Common objection: “I sound ridiculous.” You do, at first. So does everyone. Record yourself after one week and compare to day one. The change is consistently larger than people expect.

4. Set a daily micro-goal

Instead of “practice for 30 minutes”, aim for “send 5 voice messages in Spanish”. Specific, small goals are easier to keep.

Why this works: Goals based on time (“study 30 minutes”) allow you to fill that time with easy, passive activity — scrolling vocabulary apps, re-reading notes, watching content without speaking. Goals based on production (“produce 5 voice messages”) cannot be gamed. You either produced language or you didn’t.

The behavioral psychology here is well-established. Fogg’s Behavior Model (2009) identifies three levers: motivation, ability, and a prompt. Micro-goals reduce the ability requirement (it’s just 5 messages) while creating a clear prompt (a specific, countable action).
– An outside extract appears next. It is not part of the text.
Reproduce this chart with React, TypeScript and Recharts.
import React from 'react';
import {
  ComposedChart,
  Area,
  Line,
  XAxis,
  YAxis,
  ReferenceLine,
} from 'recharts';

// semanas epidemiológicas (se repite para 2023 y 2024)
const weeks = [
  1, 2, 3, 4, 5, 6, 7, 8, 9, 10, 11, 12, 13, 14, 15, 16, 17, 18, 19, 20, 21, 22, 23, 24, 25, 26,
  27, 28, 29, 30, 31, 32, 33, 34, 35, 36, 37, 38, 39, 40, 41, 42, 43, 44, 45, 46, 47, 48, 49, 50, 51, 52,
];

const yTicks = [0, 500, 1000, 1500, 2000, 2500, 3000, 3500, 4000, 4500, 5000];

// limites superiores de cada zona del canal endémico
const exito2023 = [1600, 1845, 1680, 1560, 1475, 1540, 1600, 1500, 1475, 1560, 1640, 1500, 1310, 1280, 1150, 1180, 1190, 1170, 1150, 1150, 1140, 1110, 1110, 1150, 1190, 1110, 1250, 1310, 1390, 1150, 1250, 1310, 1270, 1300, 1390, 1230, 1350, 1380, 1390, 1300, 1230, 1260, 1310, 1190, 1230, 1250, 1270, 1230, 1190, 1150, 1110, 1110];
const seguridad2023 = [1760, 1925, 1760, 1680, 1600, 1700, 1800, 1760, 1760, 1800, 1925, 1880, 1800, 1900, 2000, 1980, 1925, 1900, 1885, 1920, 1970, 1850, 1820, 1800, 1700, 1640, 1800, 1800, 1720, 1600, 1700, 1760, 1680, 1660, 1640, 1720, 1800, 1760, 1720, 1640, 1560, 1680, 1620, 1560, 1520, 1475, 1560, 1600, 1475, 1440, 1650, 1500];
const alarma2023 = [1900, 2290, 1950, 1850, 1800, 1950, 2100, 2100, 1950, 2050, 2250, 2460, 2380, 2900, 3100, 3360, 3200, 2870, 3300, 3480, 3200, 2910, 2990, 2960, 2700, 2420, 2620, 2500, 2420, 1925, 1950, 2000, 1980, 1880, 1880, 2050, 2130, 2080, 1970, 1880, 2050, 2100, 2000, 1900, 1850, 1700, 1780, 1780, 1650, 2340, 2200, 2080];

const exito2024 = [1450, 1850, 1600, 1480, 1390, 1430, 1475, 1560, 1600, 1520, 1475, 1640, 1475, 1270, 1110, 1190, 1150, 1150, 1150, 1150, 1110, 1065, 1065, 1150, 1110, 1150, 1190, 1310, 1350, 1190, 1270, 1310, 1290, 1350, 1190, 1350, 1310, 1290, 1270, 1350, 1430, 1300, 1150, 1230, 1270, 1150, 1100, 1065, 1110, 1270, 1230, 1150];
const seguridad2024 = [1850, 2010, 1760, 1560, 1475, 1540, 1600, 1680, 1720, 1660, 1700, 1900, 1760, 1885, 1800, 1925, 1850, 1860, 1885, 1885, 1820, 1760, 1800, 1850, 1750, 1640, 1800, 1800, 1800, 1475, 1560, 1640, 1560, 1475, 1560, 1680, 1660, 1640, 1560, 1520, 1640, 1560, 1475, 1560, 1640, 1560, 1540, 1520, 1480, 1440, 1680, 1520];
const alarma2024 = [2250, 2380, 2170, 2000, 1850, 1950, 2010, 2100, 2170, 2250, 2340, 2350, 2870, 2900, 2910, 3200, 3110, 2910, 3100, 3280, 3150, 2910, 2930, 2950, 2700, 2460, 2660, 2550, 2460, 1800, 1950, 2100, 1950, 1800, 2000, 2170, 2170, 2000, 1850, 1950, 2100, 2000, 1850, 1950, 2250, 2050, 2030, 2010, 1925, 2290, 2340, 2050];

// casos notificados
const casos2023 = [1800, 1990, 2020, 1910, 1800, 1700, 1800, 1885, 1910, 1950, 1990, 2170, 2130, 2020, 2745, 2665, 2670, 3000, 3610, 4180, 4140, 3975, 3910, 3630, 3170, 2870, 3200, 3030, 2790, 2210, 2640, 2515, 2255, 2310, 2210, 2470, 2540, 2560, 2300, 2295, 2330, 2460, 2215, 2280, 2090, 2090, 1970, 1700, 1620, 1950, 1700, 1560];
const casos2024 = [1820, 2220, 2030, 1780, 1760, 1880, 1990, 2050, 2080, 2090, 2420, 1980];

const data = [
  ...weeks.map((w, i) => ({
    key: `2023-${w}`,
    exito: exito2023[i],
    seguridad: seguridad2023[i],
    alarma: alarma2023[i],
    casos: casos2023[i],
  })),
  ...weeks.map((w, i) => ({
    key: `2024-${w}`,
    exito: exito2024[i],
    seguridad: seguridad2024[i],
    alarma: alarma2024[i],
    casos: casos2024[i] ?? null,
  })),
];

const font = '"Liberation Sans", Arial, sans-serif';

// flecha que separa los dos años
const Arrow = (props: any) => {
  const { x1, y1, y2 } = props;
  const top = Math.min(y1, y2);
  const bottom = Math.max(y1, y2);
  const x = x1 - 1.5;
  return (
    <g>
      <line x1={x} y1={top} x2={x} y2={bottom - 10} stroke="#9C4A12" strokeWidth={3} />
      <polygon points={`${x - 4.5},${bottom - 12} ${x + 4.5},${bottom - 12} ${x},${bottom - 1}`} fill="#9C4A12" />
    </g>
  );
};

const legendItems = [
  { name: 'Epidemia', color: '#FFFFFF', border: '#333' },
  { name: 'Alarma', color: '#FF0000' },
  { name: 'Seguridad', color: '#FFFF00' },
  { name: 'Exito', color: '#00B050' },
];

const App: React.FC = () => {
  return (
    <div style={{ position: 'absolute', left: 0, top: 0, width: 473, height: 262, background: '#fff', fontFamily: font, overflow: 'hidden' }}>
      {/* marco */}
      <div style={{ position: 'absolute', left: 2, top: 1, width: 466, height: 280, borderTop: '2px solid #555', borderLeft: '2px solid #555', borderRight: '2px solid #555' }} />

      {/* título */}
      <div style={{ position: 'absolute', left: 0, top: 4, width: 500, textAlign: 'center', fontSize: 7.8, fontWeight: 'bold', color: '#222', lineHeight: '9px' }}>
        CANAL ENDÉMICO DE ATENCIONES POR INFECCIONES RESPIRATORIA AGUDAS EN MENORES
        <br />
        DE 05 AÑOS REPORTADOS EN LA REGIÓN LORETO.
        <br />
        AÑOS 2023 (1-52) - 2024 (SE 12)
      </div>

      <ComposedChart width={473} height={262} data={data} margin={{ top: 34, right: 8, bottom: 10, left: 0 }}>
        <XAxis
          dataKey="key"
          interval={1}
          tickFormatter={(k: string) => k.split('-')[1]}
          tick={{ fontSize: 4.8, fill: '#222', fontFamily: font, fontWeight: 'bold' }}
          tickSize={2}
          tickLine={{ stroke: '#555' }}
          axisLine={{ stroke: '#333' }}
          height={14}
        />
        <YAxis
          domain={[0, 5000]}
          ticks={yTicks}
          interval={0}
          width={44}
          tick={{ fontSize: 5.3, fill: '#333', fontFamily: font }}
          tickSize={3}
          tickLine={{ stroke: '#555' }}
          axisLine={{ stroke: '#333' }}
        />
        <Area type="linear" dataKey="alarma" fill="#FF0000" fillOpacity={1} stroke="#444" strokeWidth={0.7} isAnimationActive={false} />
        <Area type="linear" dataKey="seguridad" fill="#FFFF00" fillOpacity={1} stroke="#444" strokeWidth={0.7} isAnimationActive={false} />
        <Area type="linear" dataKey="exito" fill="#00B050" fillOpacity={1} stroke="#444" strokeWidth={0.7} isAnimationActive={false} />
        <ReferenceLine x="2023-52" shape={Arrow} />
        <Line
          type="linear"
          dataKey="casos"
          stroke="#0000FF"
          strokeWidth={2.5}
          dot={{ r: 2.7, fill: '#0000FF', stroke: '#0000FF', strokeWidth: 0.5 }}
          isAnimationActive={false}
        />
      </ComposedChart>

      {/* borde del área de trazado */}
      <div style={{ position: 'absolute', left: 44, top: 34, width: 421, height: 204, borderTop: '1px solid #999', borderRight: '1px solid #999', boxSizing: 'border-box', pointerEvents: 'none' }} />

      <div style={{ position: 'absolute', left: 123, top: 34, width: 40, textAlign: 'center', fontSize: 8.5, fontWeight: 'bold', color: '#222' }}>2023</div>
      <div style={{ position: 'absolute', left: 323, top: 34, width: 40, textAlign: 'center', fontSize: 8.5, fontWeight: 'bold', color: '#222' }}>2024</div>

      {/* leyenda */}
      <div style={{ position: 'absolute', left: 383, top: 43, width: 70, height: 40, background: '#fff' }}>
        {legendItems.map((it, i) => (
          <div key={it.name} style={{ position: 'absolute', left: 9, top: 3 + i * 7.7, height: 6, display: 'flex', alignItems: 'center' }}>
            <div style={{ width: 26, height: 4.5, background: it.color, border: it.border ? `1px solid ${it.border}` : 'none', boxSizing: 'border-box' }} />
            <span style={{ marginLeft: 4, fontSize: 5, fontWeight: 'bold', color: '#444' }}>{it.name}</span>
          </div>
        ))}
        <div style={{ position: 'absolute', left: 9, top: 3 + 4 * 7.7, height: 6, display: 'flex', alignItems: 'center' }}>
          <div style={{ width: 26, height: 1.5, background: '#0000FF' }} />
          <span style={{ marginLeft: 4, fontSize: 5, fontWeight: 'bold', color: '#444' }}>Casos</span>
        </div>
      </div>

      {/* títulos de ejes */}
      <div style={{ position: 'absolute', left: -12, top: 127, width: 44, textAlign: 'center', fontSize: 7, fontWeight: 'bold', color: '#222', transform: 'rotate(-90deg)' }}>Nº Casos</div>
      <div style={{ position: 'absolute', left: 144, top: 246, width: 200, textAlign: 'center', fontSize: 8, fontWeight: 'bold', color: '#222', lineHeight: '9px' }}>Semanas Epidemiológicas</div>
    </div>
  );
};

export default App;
The motivation follows from completion — each small win releases dopamine and makes tomorrow’s session easier to start.

In practice: Write the goal the night before. Not “practice Spanish” but “send 3 voice messages to BotPolyglott about my commute.” The specificity matters because it eliminates the decision step. Decision fatigue is the enemy of consistency.

5. Record yourself

Record a short clip every week on the same topic. Listening back reveals progress you’d otherwise miss — and keeps you motivated.

Why this works: Language learning progress is gradual and invisible from the inside. You’re always aware of what you can’t say yet, not of how much more you can say now than six weeks ago. External recordings make progress observable.

Pick one topic — “describe your morning routine” — and record 60 seconds every Sunday. After one month, compare week one to week four. You will hear a difference in fluency, vocabulary range, and the length of your pauses. That evidence is more motivating than any streak counter.

In practice: Keep the recordings in a dedicated folder. You don’t need to listen to all of them — just occasionally pull one from four weeks ago. One comparison per month is enough to sustain motivation through plateaus.


Consistency beats intensity. A few minutes of real speaking every day will outperform a two-hour session once a week — not because of any motivational principle, but because spaced practice produces stronger neural encoding. DeKeyser (2007) refers to this as the Distributed Practice Effect: the brain consolidates memory more efficiently when learning is spread out over time rather than massed in a single session.

Start with one of the five strategies. Add a second when the first feels automatic. The compound effect of small, daily production habits is the most reliable path to spoken fluency in any language.

Sources

  • DeKeyser, R. (2007). Practice in a Second Language: Perspectives from Applied Linguistics and Cognitive Psychology. Cambridge University Press. — Distributed practice vs. massed sessions; declarative-to-procedural knowledge transfer.
  • Swain, M. (1995). Three Functions of Output in Second Language Learning. In Principle and Practice in Applied Linguistics. — Active language production as the engine of acquisition, not just input.
  • Krashen, S. D. (1982). Principles and Practice in Second Language Acquisition. Pergamon. — Comprehensible Input hypothesis, Affective Filter hypothesis.
  • Fogg, B. J. (2009). A Behavior Model for Persuasive Design. Persuasive Technology Lab, Stanford University. — Motivation × Ability × Prompt framework for habit formation.